Il y a quatre mois, au lendemain du coup d’Etat manqué du 15 juillet, le président turc, Recep Tayyip Erdogan, s’est engagé dans une politique de répression sévère à l’égard de ceux qu’il considérait comme les auteurs ou les complices de cette tentative. Principale cible : les « gülenistes », partisans avérés ou supposés du prédicateur Fethullah Gülen, son ancien allié, devenu son ennemi juré, exilé aux Etats-Unis depuis 1999, d’où il continue de diriger un vaste réseau d’associations et de fidèles qui partagent son inspiration islamiste. Le président turc s’est donné pour mission d’éradiquer le mouvement Gülen. Il le fait à sa manière, brutale, violente même, au prix d’une régression démocratique qui inquiète la communauté internationale et, en particulier, l’Union européenne, avec laquelle les négociations d’adhésion sont en cours.

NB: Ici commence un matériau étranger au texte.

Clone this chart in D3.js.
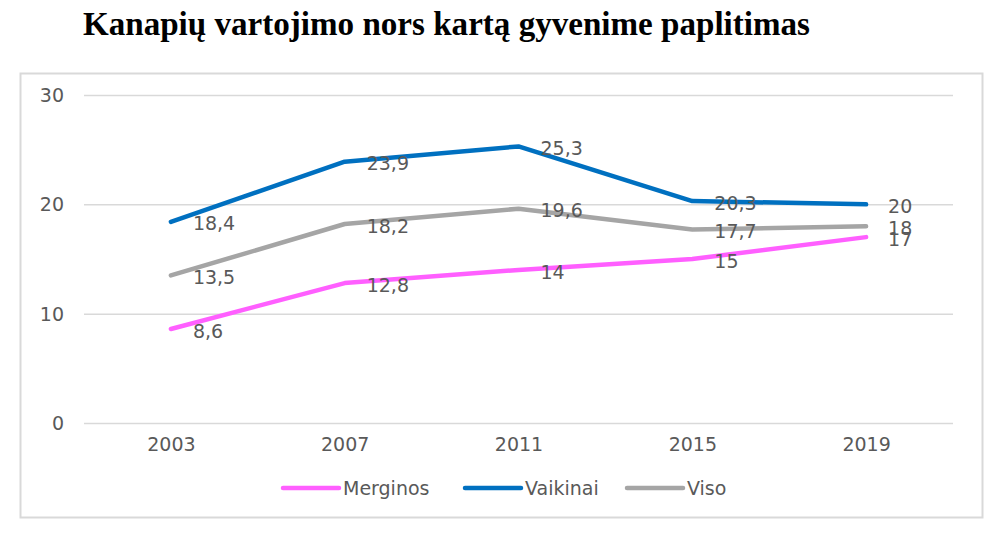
<!DOCTYPE html>
<html>
<head>
<meta charset="utf-8">
<script src="https://cdn.jsdelivr.net/npm/d3@7"></script>
<style>
  body { margin: 0; background: #fff; }
  svg text { font-family: "DejaVu Sans", sans-serif; fill: #595959; }
</style>
</head>
<body>
<svg></svg>
<script>
let width = 1002,
height = 535;

// data
let years = ["2003", "2007", "2011", "2015", "2019"];
let merginos = [8.6, 12.8, 14, 15, 17];
let vaikinai = [18.4, 23.9, 25.3, 20.3, 20];
let viso = [13.5, 18.2, 19.6, 17.7, 18];
let seriesNames = ["Merginos", "Vaikinai", "Viso"];
let seriesColors = ["#ff5fff", "#0070c0", "#a5a5a5"];
let yTicks = [0, 10, 20, 30];

let series = [merginos, vaikinai, viso].map((vals, i) => ({
  name: seriesNames[i],
  color: seriesColors[i],
  values: vals.map((v, j) => ({ year: years[j], v: v }))
}));

let svg = d3.select("svg")
  .attr("width", width)
  .attr("height", height);

// title
svg.append("text")
  .attr("x", 83)
  .attr("y", 35)
  .attr("textLength", 727)
  .attr("lengthAdjust", "spacingAndGlyphs")
  .style("font-family", "'Liberation Serif', serif")
  .style("font-weight", "bold")
  .style("font-size", "33px")
  .style("fill", "#000")
  .text("Kanapių vartojimo nors kartą gyvenime paplitimas");

// chart frame
svg.append("rect")
  .attr("x", 20.5)
  .attr("y", 73.5)
  .attr("width", 962)
  .attr("height", 444)
  .attr("fill", "none")
  .attr("stroke", "#d9d9d9")
  .attr("stroke-width", 2);

let xScale = d3.scalePoint().domain(years).range([84, 953]).padding(0.5);
let yScale = d3.scaleLinear().domain([0, 30]).range([423, 95]);

// y axis with gridlines
let yAxis = d3.axisLeft(yScale).tickValues(yTicks).tickSize(-(953 - 84)).tickPadding(20);
let gy = svg.append("g")
  .attr("transform", "translate(84,0)")
  .call(yAxis);
gy.select(".domain").remove();
gy.selectAll(".tick line").attr("stroke", "#d9d9d9").attr("stroke-width", 1.5);
gy.selectAll(".tick text").style("font-size", "19px").attr("fill", "#595959").attr("dy", "0.35em");

// x axis
let xAxis = d3.axisBottom(xScale).tickSize(0).tickPadding(15);
let gx = svg.append("g")
  .attr("transform", "translate(0,423)")
  .call(xAxis);
gx.select(".domain").remove();
gx.selectAll(".tick text").style("font-size", "19px").attr("fill", "#595959");

// lines
let line = d3.line()
  .x(d => xScale(d.year))
  .y(d => yScale(d.v));

svg.append("g")
  .selectAll("path")
  .data(series)
  .enter()
  .append("path")
  .attr("d", d => line(d.values))
  .attr("fill", "none")
  .attr("stroke", d => d.color)
  .attr("stroke-width", 4.5)
  .attr("stroke-linecap", "round")
  .attr("stroke-linejoin", "round");

// data labels
series.forEach(s => {
  svg.append("g")
    .selectAll("text")
    .data(s.values)
    .enter()
    .append("text")
    .attr("x", d => xScale(d.year) + 22)
    .attr("y", d => yScale(d.v) + 2)
    .attr("dy", "0.35em")
    .style("font-size", "19px")
    .text(d => String(d.v).replace(".", ","));
});

// legend
let legendX = [283, 465, 627];
let legend = svg.append("g")
  .selectAll("g")
  .data(series)
  .enter()
  .append("g")
  .attr("transform", (d, i) => `translate(${legendX[i]}, 488)`);
legend.append("line")
  .attr("x1", 0).attr("x2", 56)
  .attr("stroke", d => d.color)
  .attr("stroke-width", 4.5)
  .attr("stroke-linecap", "round");
legend.append("text")
  .attr("x", 60)
  .attr("dy", "0.35em")
  .style("font-size", "19px")
  .text(d => d.name);
</script>
</body>
</html>
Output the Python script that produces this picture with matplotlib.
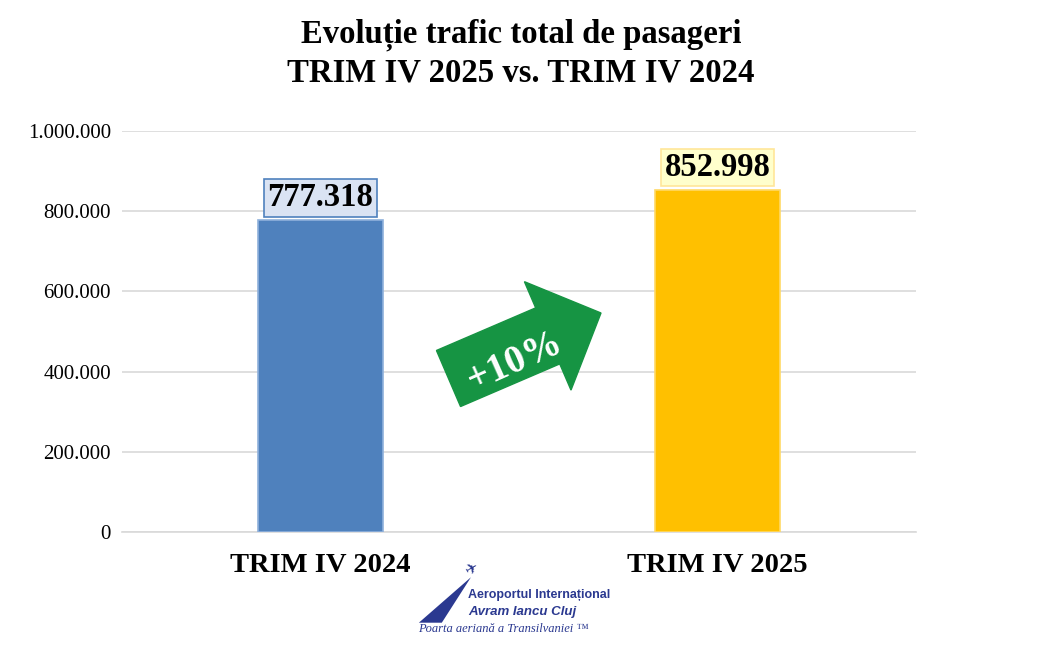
import matplotlib
matplotlib.use('Agg')
import matplotlib.pyplot as plt
from matplotlib.patches import FancyArrow, Polygon
from matplotlib.ticker import FuncFormatter

categories = ['TRIM IV 2024', 'TRIM IV 2025']
passengers = [777318, 852998]
value_labels = ['777.318', '852.998']
growth_label = '+10%'
title = 'Evoluție trafic total de pasageri\nTRIM IV 2025 vs. TRIM IV 2024'

bar_colors = ['#4f81bd', '#ffc000']
bar_edges = ['#8fb1dc', '#ffd966']
box_faces = ['#dae3f3', '#ffffcc']
box_edges = ['#4f81bd', '#ffe699']


def dotted(v, pos=None):
    return f'{int(v):,}'.replace(',', '.')


def main():
    plt.rcParams['font.family'] = ['Liberation Serif', 'DejaVu Serif']
    fig = plt.figure(figsize=(10.42, 6.5), dpi=100)
    ax = fig.add_axes([0.117, 0.1815, 0.762, 0.617])

    x = range(len(categories))
    ax.bar(x, passengers, width=0.313, color=bar_colors, edgecolor=bar_edges,
           linewidth=1.2, zorder=3)
    ax.set_xlim(-0.5, 1.5)
    ax.set_ylim(0, 1000000)
    ax.set_yticks(range(0, 1000001, 200000))
    ax.yaxis.set_major_formatter(FuncFormatter(dotted))
    ax.set_xticks(list(x))
    ax.set_xticklabels(categories, fontsize=20.5, fontweight='bold')
    ax.tick_params(axis='y', labelsize=15, length=0, pad=8)
    ax.tick_params(axis='x', length=0, pad=15)
    ax.grid(axis='y', color='#d9d9d9', linewidth=1.2, zorder=0)
    for s in ['top', 'right', 'left']:
        ax.spines[s].set_visible(False)
    ax.spines['bottom'].set_color('#d9d9d9')
    ax.spines['bottom'].set_linewidth(1.2)

    for i, (v, lab) in enumerate(zip(passengers, value_labels)):
        ax.annotate(lab, (i, v), xytext=(0, 5), textcoords='offset points',
                    ha='center', va='bottom', fontsize=23.5, fontweight='bold',
                    bbox=dict(boxstyle='square,pad=0.1', facecolor=box_faces[i],
                              edgecolor=box_edges[i], linewidth=1.2),
                    zorder=5)

    fig.suptitle(title, y=0.972, fontsize=23.6, fontweight='bold', linespacing=1.3)

    # growth arrow, drawn in pixel coords
    arrow = FancyArrow(448.5, 271.5, 152.5, 65.5, width=61, head_width=118,
                       head_length=58, length_includes_head=True,
                       color='#169443', transform=None, zorder=6)
    fig.patches.append(arrow)
    fig.text(0.494, 0.443, growth_label, rotation=24, ha='center', va='center',
             fontsize=28, fontweight='bold', color='white', zorder=7)

    # logo
    fig.patches.append(Polygon([(0.402, 0.042), (0.452, 0.112), (0.424, 0.042)],
                               closed=True, transform=fig.transFigure,
                               facecolor='#2b3990', edgecolor='none'))
    fig.text(0.452, 0.125, '✈', fontsize=11, color='#2b3990', rotation=30,
             ha='center', va='center', family=['DejaVu Sans'])
    fig.text(0.449, 0.085, 'Aeroportul Internațional', fontsize=9,
             fontweight='bold', color='#2b3990', family=['Liberation Sans'],
             va='center')
    fig.text(0.449, 0.058, 'Avram Iancu Cluj', fontsize=9.5, fontweight='bold',
             style='italic', color='#2b3990', family=['Liberation Sans'],
             va='center')
    fig.text(0.401, 0.033, 'Poarta aeriană a Transilvaniei ™', fontsize=9,
             style='italic', color='#2b3990', va='center')

    fig.savefig('out.png', dpi=100)


if __name__ == '__main__':
    main()
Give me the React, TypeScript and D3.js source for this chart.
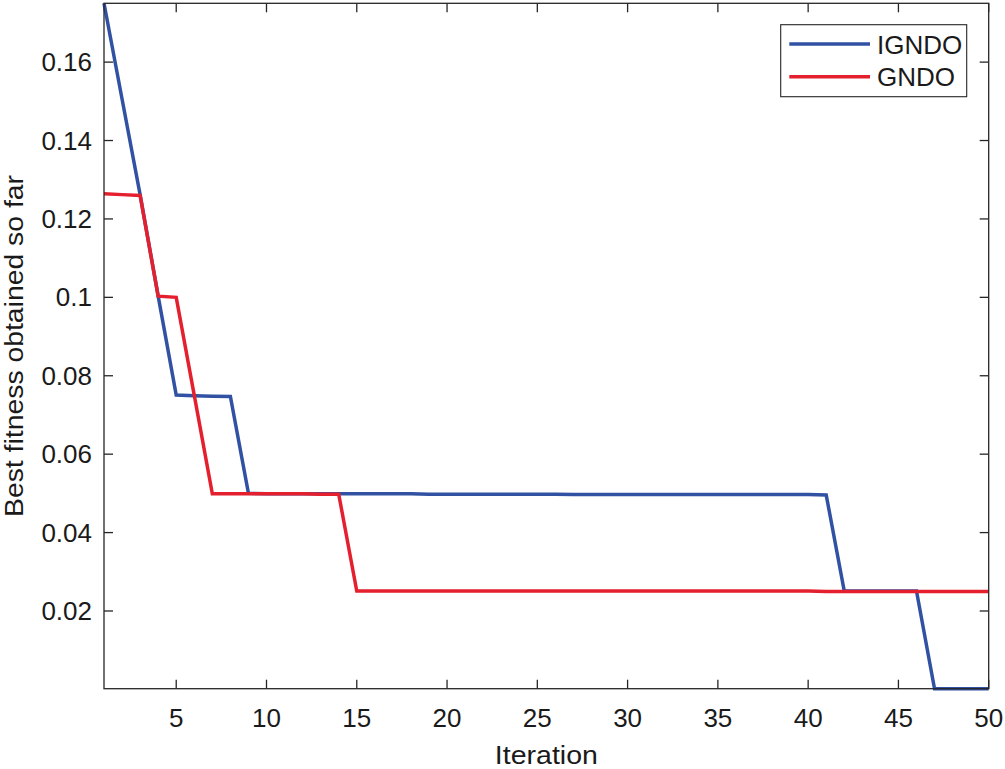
import React from "react";
import * as d3 from "d3";

// iterations 1..50
const iterations = d3.range(1, 51);

const igndo = [
  0.175, 0.1506, 0.1262, 0.1003, 0.0751, 0.0749, 0.0748, 0.0747, 0.05, 0.0499,
  0.0499, 0.0499, 0.0499, 0.0499, 0.0499, 0.0499, 0.0499, 0.0499, 0.0498, 0.0498,
  0.0498, 0.0498, 0.0498, 0.0498, 0.0498, 0.0498, 0.0497, 0.0497, 0.0497, 0.0497,
  0.0497, 0.0497, 0.0497, 0.0497, 0.0497, 0.0497, 0.0497, 0.0497, 0.0497, 0.0497,
  0.0496, 0.0251, 0.0251, 0.0251, 0.0251, 0.0251, 0.00018, 0.00018, 0.00018, 0.00018,
];

const gndo = [
  0.1264, 0.1262, 0.126, 0.1003, 0.1, 0.075, 0.0499, 0.0499, 0.0499, 0.0499,
  0.0499, 0.0499, 0.0498, 0.0498, 0.0251, 0.0251, 0.0251, 0.0251, 0.0251, 0.0251,
  0.0251, 0.0251, 0.0251, 0.0251, 0.0251, 0.0251, 0.0251, 0.0251, 0.0251, 0.0251,
  0.0251, 0.0251, 0.0251, 0.0251, 0.0251, 0.0251, 0.0251, 0.0251, 0.0251, 0.0251,
  0.025, 0.025, 0.025, 0.025, 0.025, 0.025, 0.025, 0.025, 0.025, 0.025,
];

const xTicks = [5, 10, 15, 20, 25, 30, 35, 40, 45, 50];
const yTicks = [0.02, 0.04, 0.06, 0.08, 0.1, 0.12, 0.14, 0.16];

const seriesNames = ["IGNDO", "GNDO"];
const seriesColors = ["#3151a3", "#e5202e"];

const W = 1005;
const H = 769;
const margin = { left: 104, right: 16.3, top: 3.3, bottom: 80.3 };
const axisColor = "#262626";
const font = "'Liberation Sans', Arial, Helvetica, sans-serif";

const App = () => {
  const x = d3
    .scaleLinear()
    .domain([1, 50])
    .range([margin.left, W - margin.right]);

  const allVals = igndo.concat(gndo);
  const y = d3
    .scaleLinear()
    .domain(d3.extent(allVals) as [number, number])
    .range([H - margin.bottom, margin.top]);

  const line = d3
    .line<number>()
    .x((_, i) => x(iterations[i]))
    .y((d) => y(d));

  const x0 = margin.left;
  const x1 = W - margin.right;
  const y0 = H - margin.bottom;
  const y1 = margin.top;
  const tick = 9;

  const series = [igndo, gndo];

  return (
    <svg
      width={W}
      height={H}
      style={{ position: "absolute", left: 0, top: 0, background: "#fff" }}
      fontFamily={font}
    >
      {/* lines */}
      <g fill="none" strokeWidth={3.5} strokeLinejoin="miter">
        {series.map((s, i) => (
          <path key={seriesNames[i]} d={line(s) || ""} stroke={seriesColors[i]} />
        ))}
      </g>

      {/* box */}
      <rect
        x={x0}
        y={y1}
        width={x1 - x0}
        height={y0 - y1}
        fill="none"
        stroke={axisColor}
        strokeWidth={1.3}
      />

      {/* ticks, inside, mirrored on top/right */}
      <g stroke={axisColor} strokeWidth={1.3}>
        {xTicks.map((t) => (
          <g key={"xt" + t}>
            <line x1={x(t)} x2={x(t)} y1={y0} y2={y0 - tick} />
            <line x1={x(t)} x2={x(t)} y1={y1} y2={y1 + tick} />
          </g>
        ))}
        {yTicks.map((t) => (
          <g key={"yt" + t}>
            <line x1={x0} x2={x0 + tick} y1={y(t)} y2={y(t)} />
            <line x1={x1} x2={x1 - tick} y1={y(t)} y2={y(t)} />
          </g>
        ))}
      </g>

      {/* tick labels */}
      <g fill="#1a1a1a" fontSize={26}>
        {xTicks.map((t) => (
          <text key={"xl" + t} x={x(t)} y={727} textAnchor="middle">
            {t}
          </text>
        ))}
        {yTicks.map((t) => (
          <text key={"yl" + t} x={92} y={y(t) + 9} textAnchor="end">
            {String(t)}
          </text>
        ))}
      </g>

      {/* axis labels */}
      <text
        x={(x0 + x1) / 2}
        y={764}
        textAnchor="middle"
        fontSize={26}
        fill="#1a1a1a"
        textLength={103}
        lengthAdjust="spacingAndGlyphs"
      >
        Iteration
      </text>
      <text
        transform={`translate(23, ${(y0 + y1) / 2}) rotate(-90)`}
        textAnchor="middle"
        fontSize={26}
        fill="#1a1a1a"
        textLength={342}
        lengthAdjust="spacingAndGlyphs"
      >
        Best fitness obtained so far
      </text>

      {/* legend */}
      <g>
        <rect x={780.7} y={24.7} width={186} height={72} fill="#fff" stroke={axisColor} strokeWidth={1.1} />
        {seriesNames.map((n, i) => (
          <g key={n}>
            <line
              x1={789.3}
              x2={870}
              y1={44 + i * 32.7}
              y2={44 + i * 32.7}
              stroke={seriesColors[i]}
              strokeWidth={3.5}
            />
            <text x={877} y={53.5 + i * 32.7} fontSize={26} fill="#1a1a1a">
              {n}
            </text>
          </g>
        ))}
      </g>
    </svg>
  );
};

export default App;
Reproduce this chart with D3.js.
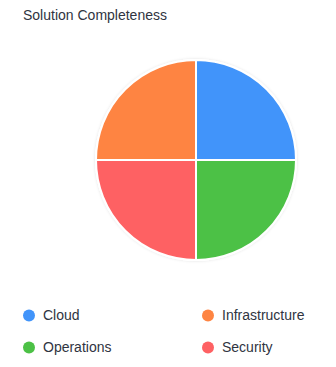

Ces derniers jours, la violation de la démocratie a pris en Turquie une ampleur nouvelle. L’arrestation d’une dizaine de journalistes du quotidien d’opposition Cumhuriyet a porté à un degré supérieur les attaques du régime contre la liberté de la presse. Surtout l’interpellation de plusieurs députés du Parti démocratique des peuples (HDP), dont ses deux co-présidents, Selahattin Demirtas et Figen Yüksekdag, a marqué une étape supplémentaire dans la vaste purge voulue par Recep Tayyip Erdogan. Cette fois, c’est au nom de la lutte contre le terrorisme kurde que le pouvoir justifie à la fois son action contre les journalistes, accusés de connivence avec le Parti des travailleurs du Kurdistan (PKK), et son offensive contre le HDP, troisième force du Parlement, considérée comme pro-kurde. Selon le chef du Parti républicain du peuple (CHP), le vieux parti kémaliste, deuxième force du Parlement, « la Turquie avance comme un véhicule sans frein » et « personne ne sait où elle va ».
Si on ne sait pas encore où va la Turquie, on sait à peu près où Recep Tayyip veut en venir. Le président turc ne cache pas son désir d’installer, à son profit, un régime présidentiel fort qui lui donnera les pleins pouvoirs en éliminant tous les pouvoirs intermédiaires. Ceux-ci font l’objet, depuis plusieurs mois, d’une épuration massive, qui touche des dizaines de milliers de fonctionnaires, notamment des magistrats et des universitaires. La police et l’armée ne sont pas épargnées. Les droits des avocats, comme ceux des journalistes, sont limités. Tout est fait pour préparer la présidence à poigne dont rêve Recep Tayyip Erdogan, au mépris des règles de la démocratie libérale et des valeurs des sociétés occidentales. Le président turc a choisi de rompre avec l’héritage kémaliste, qui a ancré son pays à l’Ouest en le coupant de son héritage ottoman. Il est de ceux qui, comme Viktor Orban en Hongrie ou Vladimir Poutine en Russie, rejettent ouvertement le système politique de l’Occident.
La dérive autoritaire du pouvoir turc l’éloigne désormais de l’Union européenne. Le président Erdogan ne s’en soucie pas. Il va même jusqu’à brandir la menace du rétablissement de la peine de mort en Turquie, qui serait un casus belli avec Bruxelles, l’abolition de la peine capitale étant une condition impérative pour appartenir à l’UE. Les avertissements des dirigeants européens laissent de marbre les officiels turcs. Le premier ministre, Binali Yidirim, a ainsi répondu au président du Parlement européen, Martin Schulz, qui avait qualifié de « ligne rouge » l’opération menée contre le journal Cumhuriyet : « Nous n’avons rien à apprendre de vous en matière de liberté de la presse, ici, c’est le peuple qui décide où est la ligne rouge ». Les relations entre la Turquie et l’Union européenne ne vont pas s’améliorer. Le prochain rapport de la Commission européenne sur le processus d’adhésion, attendu prochainement, devrait confirmer ses critiques sur les manquements à l’Etat de droit et sur les atteintes à la liberté de la presse et à l’indépendance de la justice.
L’Union européenne a réagi avec prudence aux dernières initiatives du président Erdogan. Sa haute représentante pour la politique extérieure et de sécurité, Federica Mogherini, s’est contentée de se dire « extrêmement inquiète » de l’évolution de la situation avant de s’entretenir avec le ministre turc chargé des affaires européennes, Omer Celik. Celui-ci a notamment exprimé le souhait que l’UE ne se laisse pas « instrumentaliser » par la propagande du PKK. Si les Européens cherchent à calmer le jeu, c’est qu’ils n’entendent pas couper les liens avec un pays qui reste leur allié, même incommode, dans la crise des réfugiés comme en Syrie. Mais il viendra un moment où, face aux provocations turques, cette attitude ne sera plus tenable.